First of all: why?
Bright Funds helps companies run their giving, matching, and volunteering programs. Time and again, customers asked how we could handle their company grants as well so that they wouldn’t need to bounce between different products to manage all of their social good programs. Building an entirely new product is a lot to bite off, but we knew that there was a need. So we wanted to answer the question:
“Can we and should we build a grants management product and how long might it take?”
What’s out there
Our team has been working in the charitable giving space for several years now, so we had a good idea of what a grant management product consists of. With that said, because we were starting from a blank slate we researched what products were available, what current customers loved about what they use now, and what was on their wish list. We quickly learned that:
- Companies are looking to achieve the same thing: grant money to effective nonprofits that match their company or foundation goals.
- They follow roughly the same grant making process: 1) A nonprofit submits a request for a grant that outlines what they will use the money for and why they are a good fit for this grant 2) The grant request gets passed through a few layers of review 3) Based on the reviews, the decision makers give a final yes or no decision 4) If the grant request is approved, the nonprofit receives a grant and eventually reports on how the money was used and what the impact was.
- There are slight variations of each step. For example, Company A may have two levels of review while Company B has three.
- These slight variations have resulted in grant products becoming highly customized even though the core elements are largely the same.
- Grants are typically handled by a small team. Usability was largely ignored as a tradeoff for configurability with the assumption that that small team would learn how to operate the product with time and training.
- Because the products are built for experts, processes like reviewing a request (which might be done by various people outside of the grant team) are complex and convoluted.
Based on what we learned, we wanted to answer these questions
- Can we build a grant product that standardizes the core common elements of the grant process?
- Can we prevent the need for hands-on configuration so that companies have the power to control their own processes?
- Can we make the product so easy to use that there is no need for any training — whether you are running the grant program or reviewing requests?

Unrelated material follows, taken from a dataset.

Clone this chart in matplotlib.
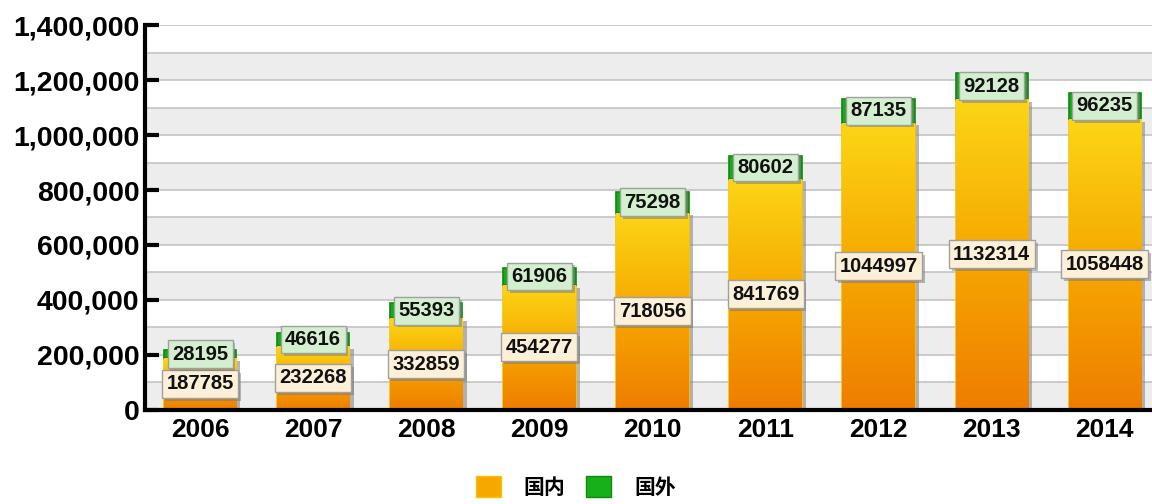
import matplotlib
matplotlib.use("Agg")
import matplotlib.pyplot as plt
import matplotlib.patheffects as pe
from matplotlib.colors import LinearSegmentedColormap
from matplotlib.patches import Patch
from matplotlib.ticker import FuncFormatter, MultipleLocator
import numpy as np

years = ["2006", "2007", "2008", "2009", "2010", "2011", "2012", "2013", "2014"]
domestic = [187785, 232268, 332859, 454277, 718056, 841769, 1044997, 1132314, 1058448]
foreign = [28195, 46616, 55393, 61906, 75298, 80602, 87135, 92128, 96235]

plt.rcParams['font.family'] = ['Liberation Sans', 'DejaVu Sans']

fig = plt.figure(figsize=(11.52, 5.04), dpi=100)
ax = fig.add_axes([0.126, 0.187, 0.874, 0.763])

x = np.arange(len(years))
w = 0.64

# alternating grey bands with thin lines every 100k
for j in range(7):
    ax.axhspan(2 * j * 100000, (2 * j + 1) * 100000, color='#ededed', zorder=0, lw=0)
for v in range(100000, 1400001, 100000):
    ax.axhline(v, color='#c4c4c4', lw=1.2, zorder=0.5)

orange = LinearSegmentedColormap.from_list('og', ['#ef7d00', '#f6a800', '#fcd616'])
grad = np.linspace(0, 1, 256).reshape(-1, 1)

shadow = [pe.SimplePatchShadow(offset=(3, -2), shadow_rgbFace='#888888', alpha=0.6), pe.Normal()]

dom_bars = ax.bar(x, domestic, w, color='#f6a800', edgecolor='#f7c400', lw=1.2, zorder=2)
for b in dom_bars:
    b.set_path_effects(shadow)
    x0, h = b.get_x(), b.get_height()
    im = ax.imshow(grad, cmap=orange, origin='lower', aspect='auto',
                   extent=(x0, x0 + w, 0, h), zorder=2.1)
    im.set_clip_path(b)
ax.bar(x, foreign, w, bottom=domestic, color='#18a818', edgecolor='#0c8a0c', lw=1.2, zorder=2)

ax.set_xlim(-0.486, 8.417)
ax.set_ylim(0, 1400000)

box_shadow = [pe.SimplePatchShadow(offset=(2, -2), shadow_rgbFace='#777777', alpha=0.5), pe.Normal()]
for i in range(len(years)):
    t = ax.text(x[i], domestic[i] / 2, str(domestic[i]), ha='center', va='center', fontsize=14.5,
                fontweight='bold', color='#111111', zorder=5,
                bbox=dict(boxstyle='square,pad=0.22', fc='#fdf0d8', ec='#a0a0a0', lw=1))
    t.get_bbox_patch().set_path_effects(box_shadow)
    t = ax.text(x[i], domestic[i] + foreign[i] / 2, str(foreign[i]), ha='center', va='center',
                fontsize=14.5, fontweight='bold', color='#111111', zorder=5,
                bbox=dict(boxstyle='square,pad=0.22', fc='#d3efcf', ec='#a0a0a0', lw=1))
    t.get_bbox_patch().set_path_effects(box_shadow)

ax.yaxis.set_major_locator(MultipleLocator(200000))
ax.yaxis.set_major_formatter(FuncFormatter(lambda v, p: f"{int(v):,}"))
ax.set_xticks(x)
ax.set_xticklabels(years)
ax.tick_params(axis='y', direction='in', length=10, width=3, labelsize=20.5, pad=4)
ax.tick_params(axis='x', length=0, labelsize=19, pad=6)
for lab in ax.get_xticklabels() + ax.get_yticklabels():
    lab.set_fontweight('bold')

for s in ['top', 'right']:
    ax.spines[s].set_visible(False)
ax.spines['left'].set_linewidth(3)
ax.spines['bottom'].set_linewidth(3)

handles = [Patch(fc='#f6a800', ec='#f7c400'), Patch(fc='#18b018', ec='#0c8a0c')]
fig.legend(handles, ['国内', '国外'], loc='lower center', bbox_to_anchor=(0.5, -0.025), ncol=2,
           frameon=False, handlelength=1.2, handleheight=1.2, columnspacing=1.0, handletextpad=1.1,
           prop=dict(family=['Noto Sans CJK SC', 'DejaVu Sans'], weight='bold', size=15))

fig.savefig('out.png', dpi=100)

Building a prototype to see into the future
Answering these questions before sinking in extensive time from the team would help us decide whether or not we wanted to invest in building a grants management product at all.
So we mapped out the core features, mapped out the grant process, and built a quick prototype of the key and most difficult workflows. This allowed us to see into the future at what a potential product might look. Starting with the most difficult problems also removed some of the fear around not knowing how we might build some aspects of the product. For example, we were unsure how we might standardize core parts of the grant process while also providing enough flexibility so that the product can adapt to a range of companies. The beauty of building a quick and imperfect prototype right off the bat is that we could answer some of the lingering concerns.
We learned that a lot of the problems around the grants management process were indeed very feasible for our team to build.
Standardize the core elements of the grants process
We saw that across companies the grant process follows largely the same steps. These core steps are built directly into the product.
This is great because now that there is a built in set of guide-rails, we can lead companies down the process of setting up or modifying their own grant programs. It also provides a nice navigation structure in several parts of the product.
Provide flexibility where flexibility is needed
There are some parts of the grant making process where flexibility makes sense. For example, every company will review grant requests in a slightly different manner depending on their teams and processes. Some companies ask nonprofits to submit a proposal prior to the full grant application. Others only ask for a grant application. We embrace this configurability where it makes sense.
Empower companies to take control of their programs
Standardizing the grant process and building in flexibility where needed allowed us to build a grant program setup process that companies can manage themselves rather than reaching out to use when they want to make a change to their program (the status quo when it comes to managing grant products).
We don’t think you should need training to use a grant management product. The work of granting money to organizations is important and undoubtedly requires experience. With that said, software should make the job easier so that you can use your experience where it makes sense…not towards figuring out how to navigate a software product.
We used this prototype to spark conversations with current and potential clients to collect feedback and see whether we were on track or missing the mark. Moving from idea to prototype quickly gave us the confidence that our team should build a grants product. We were then able to move from prototype to built product, which allowed us to collect concrete feedback from actual people using the product.
For example, we quickly learned that location is a recurring important aspect for grants — what cities and communities does this grant impact. Aggregating and displaying impact results is also key in quickly understand the effect of what all of the grants have achieved. Both of these ideas are being worked on now.
The team largely consisted of three people. Two engineers — Robert Schooley and Julie Miller — and myself as the designer. A small team requires less oversight and allows the team to shift gears quickly. Feedback and guidance also came in from the VP of Engineering and CEO.